By Garth Calitz Photos by Andre Venter
Gyros or more correctly AutoGyros have become more and more popular over the last ten or so years with many of these odd-looking aircraft joining the fun at fly-ins and other general aviation events. Although their popularity increased recently these aircraft are by no means new technology.
The first recorded flight of a gyro was way back in 1923, Juan de la Cierva a Spanish engineer and aeronautical enthusiast attempted to design an aircraft that could fly safely at very low airspeeds without stalling. The result was the first successful rotor-craft, which he named Autogiro, De la Cierva's autogyro used a conventional aircraft fuselage with a forward-mounted propeller and engine with a rotor mounted on a mast and a horizontal and vertical stabilizer.
The gyros that graced Kitty Hawk with their presence on Saturday are slightly different to the original but still make use of the same technology. Very simply explained the gyro uses a free-spinning rotor that turns because of the passage of air through the rotor from below. The vertical component of the total aerodynamic reaction of the rotor gives lift to the craft and sustains the autogyro in the air. A separate propeller provides forward thrust and can be placed in a tractor configuration with the engine and propeller at the front of the fuselage, or pusher configuration with the engine and propeller at the rear of the fuselage.

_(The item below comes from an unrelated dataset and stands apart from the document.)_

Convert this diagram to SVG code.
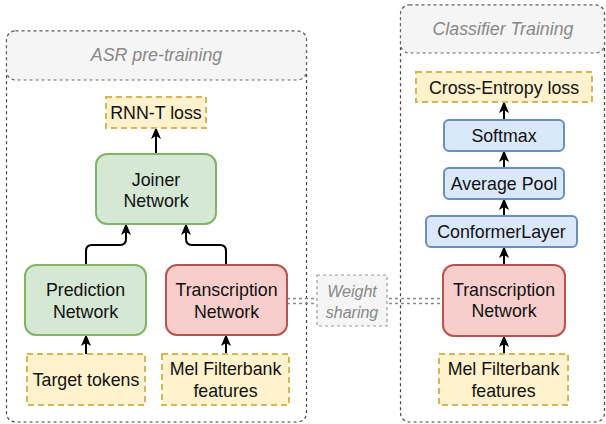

Dawie Pretorius Kitty Hawks airport manager and gyro pilot Juanita Kruger decided to join forces and put a gyro-centred fly-in together, I can think of no better place for this than Kitty Hawk. The Gyro started arriving pretty early in the morning some of them from away, the furthest being all the way from Hoedspruit.
Most of the gyro were open cockpit machines so the steaming hot coffee on offer at the clubhouse restaurant was a winner on landing. A scrumptious Kitty Hawk breakfast was also served to everyone who made the effort to join the fun. It is great to see such a wonderful turnout for a specific type of fly-in, Thirty two gyros made their way to Kitty Hawk for the morning, which is incidentally a better turnout than this year's annual Geriep North meets South Gyro weekend.
SAGPA, the Aviation Recreation Organisation that represents gyroplane pilots and enthusiasts in South Africa is putting in a major effort to bring gyro pilots together at events like these and hopefully entice more fixed-wing and helicopter pilots to make the switch to gyros. Sadly, gyros got a rather undeserved bad rap in the pioneering years due to the excessive amount of accidents, this is definitely no longer the case but shedding the stigma is going to take lots of time and effort.
A great day of camaraderie was had by all but all too soon it was time for the visitors to head off to their home bases. Those who did stick around later in the day were treated to some aerobatic action when members of the SAC (Sports Aerobatic Club) took to the air for some practice what a great way to end a great day.